## Task
Reproduce, character for character, the lines below from the first through the one with "from bokeh.resources import INLINE". Leave pictures out.

## Raw data

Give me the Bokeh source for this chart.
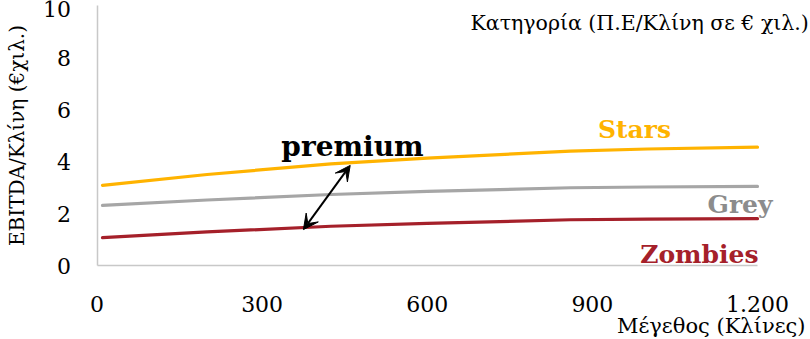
from bokeh.plotting import figure
from bokeh.models import Range1d, Label, Arrow, VeeHead, FixedTicker, LinearAxis
from bokeh.embed import file_html
from bokeh.resources import INLINE

# ---- data ----
beds = [10, 200, 425, 600, 860, 1000, 1200]
stars = [3.08, 3.50, 3.91, 4.13, 4.40, 4.48, 4.55]
grey = [2.31, 2.52, 2.73, 2.85, 2.99, 3.02, 3.04]
zombies = [1.07, 1.29, 1.51, 1.62, 1.76, 1.78, 1.80]
x_ticks = [0, 300, 600, 900, 1200]
x_tick_labels = ["0", "300", "600", "900", "1.200"]
y_ticks = [0, 2, 4, 6, 8, 10]
series_names = ["Stars", "Grey", "Zombies"]
x_title = "Μέγεθος (Κλίνες)"
y_title = "EBITDA/Κλίνη (€χιλ.)"
legend_title = "Κατηγορία  (Π.Ε/Κλίνη σε € χιλ.)"
premium_text = "premium"

# ---- layout / styles ----
W, H = 810, 339
FRAME_L, FRAME_R, FRAME_T, FRAME_B = 96.5, 757.0, 5.0, 265.0
X0, X1, Y0, Y1 = 0, 1200, 0, 10
kx = (FRAME_R - FRAME_L) / (X1 - X0)
ky = (FRAME_B - FRAME_T) / (Y1 - Y0)
xr = Range1d(X0 - FRAME_L / kx, X1 + (W - FRAME_R) / kx)
yr = Range1d(Y0 - (H - FRAME_B) / ky, Y1 + FRAME_T / ky)

SERIF = "DejaVu Serif"
C_STARS = "#FFB300"
C_GREY_LINE = "#A6A6A6"
C_GREY_TEXT = "#8C8C8C"
C_ZOMB = "#A5202A"
AXIS_C = "#C8C8C8"

p = figure(width=W, height=H, output_backend="svg", toolbar_location=None,
           x_range=xr, y_range=yr, x_axis_location=None, y_axis_location=None,
           min_border=0, min_border_left=0, min_border_right=0,
           min_border_top=0, min_border_bottom=0)
p.outline_line_color = None
p.grid.visible = False
p.background_fill_color = "white"
p.border_fill_color = "white"

xaxis = LinearAxis(fixed_location=0, bounds=(X0, X1),
                   ticker=FixedTicker(ticks=x_ticks),
                   major_label_overrides={t: l for t, l in zip(x_ticks, x_tick_labels)},
                   major_label_standoff=24)
yaxis = LinearAxis(fixed_location=0, bounds=(Y0, Y1),
                   ticker=FixedTicker(ticks=y_ticks),
                   major_label_standoff=20,
                   axis_label=y_title, axis_label_text_font=SERIF,
                   axis_label_text_font_style="normal",
                   axis_label_text_font_size="20px",
                   axis_label_text_color="black", axis_label_standoff=12)
for ax in (xaxis, yaxis):
    ax.axis_line_color = AXIS_C
    ax.axis_line_width = 1.5
    ax.major_tick_line_color = None
    ax.minor_tick_line_color = None
    ax.major_label_text_font = SERIF
    ax.major_label_text_font_size = "22px"
    ax.major_label_text_color = "black"
p.add_layout(xaxis, "below")
p.add_layout(yaxis, "left")

for ys, c in zip([stars, grey, zombies], [C_STARS, C_GREY_LINE, C_ZOMB]):
    p.line(beds, ys, line_color=c, line_width=3.2, line_cap="round")

# arrow between zombies and stars
arrow_from = (375, 1.38)
arrow_to = (460, 3.85)
p.add_layout(Arrow(x_start=arrow_from[0], y_start=arrow_from[1],
                   x_end=arrow_to[0], y_end=arrow_to[1],
                   line_color="black", line_width=2,
                   start=VeeHead(size=15, fill_color="black", line_color="black"),
                   end=VeeHead(size=15, fill_color="black", line_color="black")))

def lab(text, x, y, color, size, style="bold", align="center"):
    p.add_layout(Label(x=x, y=y, x_units="canvas", y_units="canvas",
                       text=text, text_color=color,
                       text_font=SERIF, text_font_size=size,
                       text_font_style=style, text_align=align,
                       text_baseline="middle"))

lab(premium_text, 352, 146, "black", "28px")
lab(series_names[0], 634, 129, C_STARS, "25px")
lab(series_names[1], 772, 204, C_GREY_TEXT, "25px", align="right")
lab(series_names[2], 758, 254, C_ZOMB, "25px", align="right")
lab(legend_title, 470, 22, "black", "20.5px", style="normal", align="left")
lab(x_title, 805, 325, "black", "21px", style="normal", align="right")

open("out.html", "w").write(file_html(p, INLINE))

## The completed task
Give me the Bokeh source for this chart.
from bokeh.plotting import figure
from bokeh.models import Range1d, Label, Arrow, VeeHead, FixedTicker, LinearAxis
from bokeh.embed import file_html
from bokeh.resources import INLINE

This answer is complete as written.